António Bracinha Vieira (CFCUL/GI3) é autor do livro “Viagem pelo Brasil, 1999-2000”, Companhia das Ilhas, 2021.
Evocar emoções esquecidas suscita um novo estranhamento. Este Brasil rememorado, de há pouco mais de vinte anos, ressurge-me a partir de fragmentos, janelas estreitas abertas sobre um tempo volvido, por onde voltam sensações antigas — ir pela memória é como seguir pelo chão da floresta: na obscuridade pulsam manchas cintilantes, a distância imprecisa, que a penumbra envolve e julgamos ver e decifrar pontos vivos por entre um vasto mundo oculto.
Excerto
Há que caminhar sem fazer ruído. Do alto vêm sons de aves, que parecem sopros em tubos sonoros de várias espessuras, tocados com mestria; os ruídos dos anfíbios são como roncos saídos da terra; os dos insectos espalham crepitações ásperas; restolhos no chão florestal indicam porventura a fuga de algum réptil cuja imagem se furta ao nosso olhar.

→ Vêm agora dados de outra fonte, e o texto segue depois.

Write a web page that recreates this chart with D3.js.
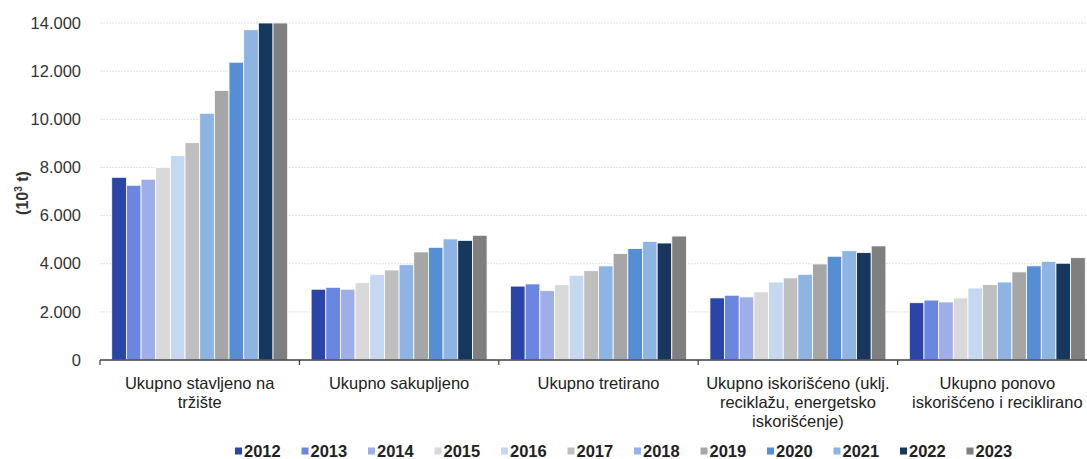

Paramos, atentos ao canto antifonal de aves invisíveis: uma delas vocaliza de um lugar incerto; passam uns segundos e o parceiro responde de longe, em parada de corte. Fixamos o ponto exacto de onde provém o som — mas como encontrar o cantor, perdido na densidade, no emaranhamento de tons verdes? Martinho sussurra-nos a história de um pássaro de plumagem verde que canta entre a folhagem e nunca ninguém viu!
As histórias da floresta, de tão prodigiosas, são da matéria já das fábulas e mitos. E recordamo-nos da lenda da pequena ave da floresta, suposta invisível mas de canto inefável, que inspirou Villa-Lobos na sua obra O Uirapuru, que tira o seu nome de um pássaro canoro bem real (Cyphorhinus aradus).
Qualquer atenção concedida a uma parte do todo florestal revela formas insuspeitadas de seres vivos: em frestas de madeira apodrecida proliferam pequenos cogumelos, inclinando a uníssono os seus pés delicados; num sulco do alburno de uma sumaumeira (Ceiba pentandra), aranhas tecem teias onde se prendem moscas; procurando na escala logo abaixo, miríades de insectos minúsculos correm sobre folhas e lianas. E se olhássemos com lupa, e depois com microscópio, desvendaríamos novas e sucessivas camadas de viventes.